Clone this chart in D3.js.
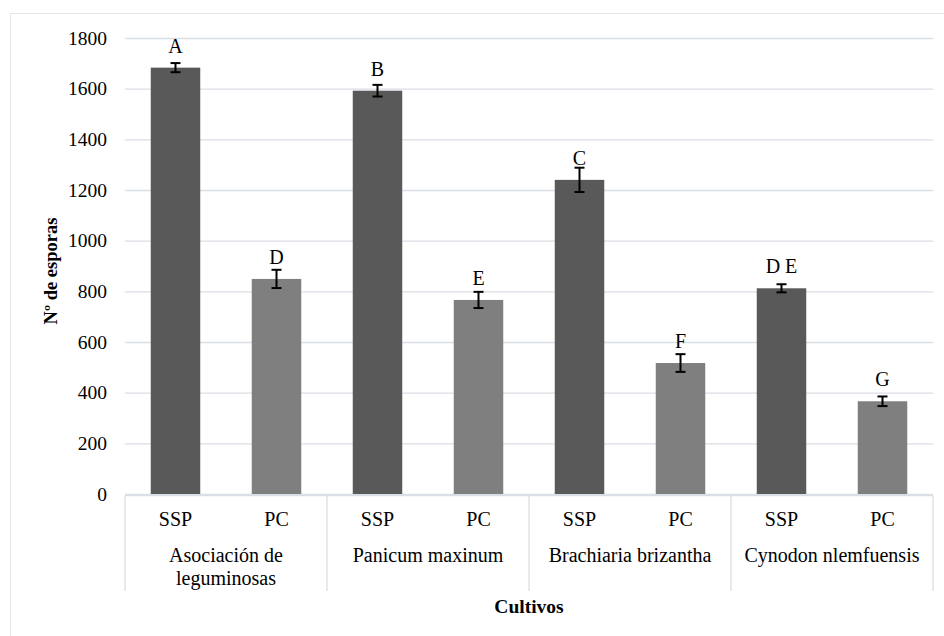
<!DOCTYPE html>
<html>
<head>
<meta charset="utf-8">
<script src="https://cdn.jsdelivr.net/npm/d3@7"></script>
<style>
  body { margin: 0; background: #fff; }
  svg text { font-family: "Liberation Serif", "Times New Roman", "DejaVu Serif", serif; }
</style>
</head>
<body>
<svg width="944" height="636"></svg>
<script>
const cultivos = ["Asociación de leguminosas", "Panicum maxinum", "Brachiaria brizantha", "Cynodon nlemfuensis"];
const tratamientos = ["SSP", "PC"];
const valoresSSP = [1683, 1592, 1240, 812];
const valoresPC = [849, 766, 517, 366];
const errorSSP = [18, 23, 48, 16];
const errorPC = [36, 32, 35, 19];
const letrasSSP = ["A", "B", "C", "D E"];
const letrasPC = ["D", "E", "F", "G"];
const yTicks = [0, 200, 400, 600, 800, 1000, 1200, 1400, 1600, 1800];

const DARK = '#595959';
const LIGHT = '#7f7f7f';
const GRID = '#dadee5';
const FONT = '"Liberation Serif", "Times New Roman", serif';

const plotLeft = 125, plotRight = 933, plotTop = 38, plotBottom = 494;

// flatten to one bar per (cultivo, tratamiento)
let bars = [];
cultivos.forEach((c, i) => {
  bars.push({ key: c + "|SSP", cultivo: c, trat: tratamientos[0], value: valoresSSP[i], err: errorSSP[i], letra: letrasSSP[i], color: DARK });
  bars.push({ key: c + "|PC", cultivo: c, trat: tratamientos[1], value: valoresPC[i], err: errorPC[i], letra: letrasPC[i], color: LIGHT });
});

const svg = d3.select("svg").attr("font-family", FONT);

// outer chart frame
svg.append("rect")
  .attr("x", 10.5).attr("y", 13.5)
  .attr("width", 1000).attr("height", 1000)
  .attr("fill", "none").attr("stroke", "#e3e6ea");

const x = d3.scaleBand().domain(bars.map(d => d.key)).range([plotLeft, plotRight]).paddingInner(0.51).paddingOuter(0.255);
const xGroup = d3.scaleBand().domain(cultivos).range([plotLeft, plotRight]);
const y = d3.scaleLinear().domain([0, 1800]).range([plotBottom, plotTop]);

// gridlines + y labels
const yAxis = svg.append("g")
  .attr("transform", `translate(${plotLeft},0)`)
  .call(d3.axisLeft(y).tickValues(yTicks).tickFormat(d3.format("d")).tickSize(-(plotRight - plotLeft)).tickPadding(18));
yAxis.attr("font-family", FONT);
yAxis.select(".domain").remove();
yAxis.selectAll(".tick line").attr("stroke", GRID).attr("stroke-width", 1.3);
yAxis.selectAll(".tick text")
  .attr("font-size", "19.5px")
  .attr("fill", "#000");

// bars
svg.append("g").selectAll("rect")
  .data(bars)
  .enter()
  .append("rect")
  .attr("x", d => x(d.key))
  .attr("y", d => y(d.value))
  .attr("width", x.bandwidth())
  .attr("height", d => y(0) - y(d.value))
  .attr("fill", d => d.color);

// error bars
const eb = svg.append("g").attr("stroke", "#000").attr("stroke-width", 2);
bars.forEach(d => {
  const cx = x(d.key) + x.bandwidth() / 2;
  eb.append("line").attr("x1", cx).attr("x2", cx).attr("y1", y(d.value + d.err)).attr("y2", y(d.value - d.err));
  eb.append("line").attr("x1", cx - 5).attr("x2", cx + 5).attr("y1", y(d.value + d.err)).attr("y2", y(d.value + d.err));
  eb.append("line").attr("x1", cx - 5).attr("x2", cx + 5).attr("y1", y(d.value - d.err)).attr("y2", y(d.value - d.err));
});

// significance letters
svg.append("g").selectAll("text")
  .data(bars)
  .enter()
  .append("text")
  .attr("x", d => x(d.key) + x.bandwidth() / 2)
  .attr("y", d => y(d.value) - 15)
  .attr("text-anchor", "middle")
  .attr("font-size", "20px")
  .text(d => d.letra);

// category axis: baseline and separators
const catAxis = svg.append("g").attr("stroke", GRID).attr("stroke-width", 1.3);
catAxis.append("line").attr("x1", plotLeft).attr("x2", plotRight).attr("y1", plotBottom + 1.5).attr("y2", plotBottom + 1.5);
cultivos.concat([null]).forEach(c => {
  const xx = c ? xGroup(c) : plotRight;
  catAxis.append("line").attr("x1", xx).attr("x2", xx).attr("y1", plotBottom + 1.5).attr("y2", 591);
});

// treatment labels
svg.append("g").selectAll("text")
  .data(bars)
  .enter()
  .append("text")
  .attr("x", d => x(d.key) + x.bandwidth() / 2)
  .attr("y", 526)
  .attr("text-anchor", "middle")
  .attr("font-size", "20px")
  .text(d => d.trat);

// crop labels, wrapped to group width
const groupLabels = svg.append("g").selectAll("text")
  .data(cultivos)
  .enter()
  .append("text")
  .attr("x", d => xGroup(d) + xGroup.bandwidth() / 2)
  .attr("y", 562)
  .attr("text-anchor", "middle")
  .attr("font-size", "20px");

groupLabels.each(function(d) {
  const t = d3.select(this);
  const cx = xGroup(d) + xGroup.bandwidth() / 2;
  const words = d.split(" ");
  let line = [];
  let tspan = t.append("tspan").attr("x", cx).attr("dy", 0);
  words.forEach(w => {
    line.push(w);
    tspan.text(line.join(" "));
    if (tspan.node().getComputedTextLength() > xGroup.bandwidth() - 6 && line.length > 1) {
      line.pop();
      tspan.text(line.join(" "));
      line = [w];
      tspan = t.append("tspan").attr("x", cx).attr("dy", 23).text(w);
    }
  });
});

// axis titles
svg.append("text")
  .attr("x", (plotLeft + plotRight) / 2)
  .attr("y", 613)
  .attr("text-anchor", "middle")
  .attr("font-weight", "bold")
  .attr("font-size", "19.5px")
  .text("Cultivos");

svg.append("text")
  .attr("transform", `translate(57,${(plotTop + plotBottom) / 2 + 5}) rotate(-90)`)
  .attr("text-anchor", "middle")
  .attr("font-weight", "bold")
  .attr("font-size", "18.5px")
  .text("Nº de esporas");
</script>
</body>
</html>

TASK BRIEF » Extract the full listing exactly, with the pictures left out.

REPLY TO THE TASK »
Clone this chart in D3.js.
<!DOCTYPE html>
<html>
<head>
<meta charset="utf-8">
<script src="https://cdn.jsdelivr.net/npm/d3@7"></script>
<style>
  body { margin: 0; background: #fff; }
  svg text { font-family: "Liberation Serif", "Times New Roman", "DejaVu Serif", serif; }
</style>
</head>
<body>
<svg width="944" height="636"></svg>
<script>
const cultivos = ["Asociación de leguminosas", "Panicum maxinum", "Brachiaria brizantha", "Cynodon nlemfuensis"];
const tratamientos = ["SSP", "PC"];
const valoresSSP = [1683, 1592, 1240, 812];
const valoresPC = [849, 766, 517, 366];
const errorSSP = [18, 23, 48, 16];
const errorPC = [36, 32, 35, 19];
const letrasSSP = ["A", "B", "C", "D E"];
const letrasPC = ["D", "E", "F", "G"];
const yTicks = [0, 200, 400, 600, 800, 1000, 1200, 1400, 1600, 1800];

const DARK = '#595959';
const LIGHT = '#7f7f7f';
const GRID = '#dadee5';
const FONT = '"Liberation Serif", "Times New Roman", serif';

const plotLeft = 125, plotRight = 933, plotTop = 38, plotBottom = 494;

// flatten to one bar per (cultivo, tratamiento)
let bars = [];
cultivos.forEach((c, i) => {
  bars.push({ key: c + "|SSP", cultivo: c, trat: tratamientos[0], value: valoresSSP[i], err: errorSSP[i], letra: letrasSSP[i], color: DARK });
  bars.push({ key: c + "|PC", cultivo: c, trat: tratamientos[1], value: valoresPC[i], err: errorPC[i], letra: letrasPC[i], color: LIGHT });
});

const svg = d3.select("svg").attr("font-family", FONT);

// outer chart frame
svg.append("rect")
  .attr("x", 10.5).attr("y", 13.5)
  .attr("width", 1000).attr("height", 1000)
  .attr("fill", "none").attr("stroke", "#e3e6ea");

const x = d3.scaleBand().domain(bars.map(d => d.key)).range([plotLeft, plotRight]).paddingInner(0.51).paddingOuter(0.255);
const xGroup = d3.scaleBand().domain(cultivos).range([plotLeft, plotRight]);
const y = d3.scaleLinear().domain([0, 1800]).range([plotBottom, plotTop]);

// gridlines + y labels
const yAxis = svg.append("g")
  .attr("transform", `translate(${plotLeft},0)`)
  .call(d3.axisLeft(y).tickValues(yTicks).tickFormat(d3.format("d")).tickSize(-(plotRight - plotLeft)).tickPadding(18));
yAxis.attr("font-family", FONT);
yAxis.select(".domain").remove();
yAxis.selectAll(".tick line").attr("stroke", GRID).attr("stroke-width", 1.3);
yAxis.selectAll(".tick text")
  .attr("font-size", "19.5px")
  .attr("fill", "#000");

// bars
svg.append("g").selectAll("rect")
  .data(bars)
  .enter()
  .append("rect")
  .attr("x", d => x(d.key))
  .attr("y", d => y(d.value))
  .attr("width", x.bandwidth())
  .attr("height", d => y(0) - y(d.value))
  .attr("fill", d => d.color);

// error bars
const eb = svg.append("g").attr("stroke", "#000").attr("stroke-width", 2);
bars.forEach(d => {
  const cx = x(d.key) + x.bandwidth() / 2;
  eb.append("line").attr("x1", cx).attr("x2", cx).attr("y1", y(d.value + d.err)).attr("y2", y(d.value - d.err));
  eb.append("line").attr("x1", cx - 5).attr("x2", cx + 5).attr("y1", y(d.value + d.err)).attr("y2", y(d.value + d.err));
  eb.append("line").attr("x1", cx - 5).attr("x2", cx + 5).attr("y1", y(d.value - d.err)).attr("y2", y(d.value - d.err));
});

// significance letters
svg.append("g").selectAll("text")
  .data(bars)
  .enter()
  .append("text")
  .attr("x", d => x(d.key) + x.bandwidth() / 2)
  .attr("y", d => y(d.value) - 15)
  .attr("text-anchor", "middle")
  .attr("font-size", "20px")
  .text(d => d.letra);

// category axis: baseline and separators
const catAxis = svg.append("g").attr("stroke", GRID).attr("stroke-width", 1.3);
catAxis.append("line").attr("x1", plotLeft).attr("x2", plotRight).attr("y1", plotBottom + 1.5).attr("y2", plotBottom + 1.5);
cultivos.concat([null]).forEach(c => {
  const xx = c ? xGroup(c) : plotRight;
  catAxis.append("line").attr("x1", xx).attr("x2", xx).attr("y1", plotBottom + 1.5).attr("y2", 591);
});

// treatment labels
svg.append("g").selectAll("text")
  .data(bars)
  .enter()
  .append("text")
  .attr("x", d => x(d.key) + x.bandwidth() / 2)
  .attr("y", 526)
  .attr("text-anchor", "middle")
  .attr("font-size", "20px")
  .text(d => d.trat);

// crop labels, wrapped to group width
const groupLabels = svg.append("g").selectAll("text")
  .data(cultivos)
  .enter()
  .append("text")
  .attr("x", d => xGroup(d) + xGroup.bandwidth() / 2)
  .attr("y", 562)
  .attr("text-anchor", "middle")
  .attr("font-size", "20px");

groupLabels.each(function(d) {
  const t = d3.select(this);
  const cx = xGroup(d) + xGroup.bandwidth() / 2;
  const words = d.split(" ");
  let line = [];
  let tspan = t.append("tspan").attr("x", cx).attr("dy", 0);
  words.forEach(w => {
    line.push(w);
    tspan.text(line.join(" "));
    if (tspan.node().getComputedTextLength() > xGroup.bandwidth() - 6 && line.length > 1) {
      line.pop();
      tspan.text(line.join(" "));
      line = [w];
      tspan = t.append("tspan").attr("x", cx).attr("dy", 23).text(w);
    }
  });
});

// axis titles
svg.append("text")
  .attr("x", (plotLeft + plotRight) / 2)
  .attr("y", 613)
  .attr("text-anchor", "middle")
  .attr("font-weight", "bold")
  .attr("font-size", "19.5px")
  .text("Cultivos");

svg.append("text")
  .attr("transform", `translate(57,${(plotTop + plotBottom) / 2 + 5}) rotate(-90)`)
  .attr("text-anchor", "middle")
  .attr("font-weight", "bold")
  .attr("font-size", "18.5px")
  .text("Nº de esporas");
</script>
</body>
</html>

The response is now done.